En bref et en conservant l'anonymat des protagonistes : L'un dit qu'on lui propose 120 € pour 2 heures (massage et pipe incluse). Un autre lui répond que le prix est raisonnable. Nous sommes deux autres à être dérangés par cet "encouragement tacite". On me demande des explications qui ne sont pas faciles à exprimer en 140 caractères et m'encourage à en faire un papier sur mon blog...
Au risque de passer pour un vieux réac ou (pire encore) un prude coincé du cul (ce qui en surprendra plus d'un je pense), je vais donc tenter une explication... Et tant pis pour la révélation de cet épisode peu glorieux de ma jeunesse d'adulte, si mon expérience peut servir à quelqu'un...
J'habite un petit studio de 14m² sous les toits à Trinité dans le IXème, en bas de la Rue Jean-Baptiste Pigalle. Le matin je suis à la fac où je commence ma maitrise d'anglais, l'après-midi chez Marks & Spencer pour tenter de joindre les deux bouts en payant les factures et les loisirs, et les nuits dans les bars du marais ou en boite où je danse et drague. Une bonne petite jeunesse studieuse avec ce qu'il faut de dépravation...
Une copine styliste de l'époque m'entrainait régulièrement dans les showrooms des créateurs. Un vendeur de chez Jean-Paul Gaultier me trouvait à son goût, ce qui me permettait d'avoir une ristourne fort sympathique sur la marque prêt-à-porter JPG. Okay, on couchait ensemble de temps en temps. Mais comme on était quelque chose comme des sex-buddies, je n'avais pas l'impression de baiser pour des fringues. La ristourne était juste un bonus amical... Hélas, je ne connaissais personne chez Thierry Mugler et cette superbe veste en vinyle, même soldée, était hors de mon budget...

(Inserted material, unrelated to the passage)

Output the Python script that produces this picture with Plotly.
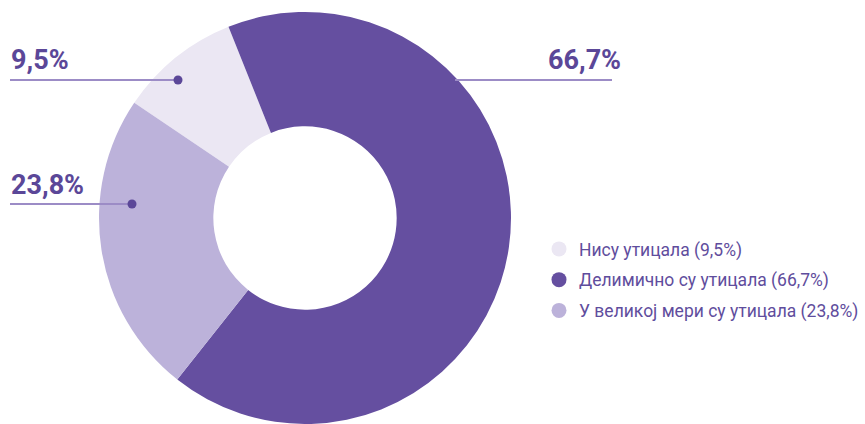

Ce soir là, on avait épilogué une heure pour savoir si on allait au Queen (qui était encore un club gay à cette époque) ou au Scorpion (ou au Scorp', je ne sais plus quel nom il portait en 1994). Notre petite bande de 4 a finalement échoué dans ce dernier. On danse, on rit, on s'éclate. Les soirs de semaine les boites gays étaient gratos et je trouvais souvent un jeune trentenaire pour me payer un verre. Ce n'était pas la crise, les mecs étaient plus ouverts et généreux ; et il n'y avait ni Internet ni réseau social pour que ceux-ci puissent chasser facilement à domicile, du coup, ils étaient moins farouches (certes il y avait le minitel, mais bonjour le saut dans l'inconnu...).
Deux heures du mat, j'ai soif. Je me colle près du bar en espérant qu'un mec que j'ai dans le viseur m'y rejoigne. Pas de bol, c'est un autre qui se pointe, pas désagréable mais il n'est pas ma cible. Il entame la discussion. Je reste un peu distant, faudrait pas qu'il dissuade l'autre. Il finit par dire "Je commence par te payer un verre ?". J'ai terriblement soif et un verre n'engage à rien ! "Oui, un rhum-coca, merci." (qu'on me pardonne, je mettais du coca dans mon rhum !!!). On échange deux ou trois banalités. Il voit bien que je ne suis pas intéressé, surtout que je cherche toujours du regard l'autre brun si séduisant... "Tu sais, quand je t'ai dit que je commençais par te payer un verre, je sous-entendais que je pouvais te payer pour autre chose." a-t-il dit en pointant du doigt un billet de 500 francs qui dépassait de son portefeuille (oui, je suis vieux et au siècle dernier, c'était des francs !).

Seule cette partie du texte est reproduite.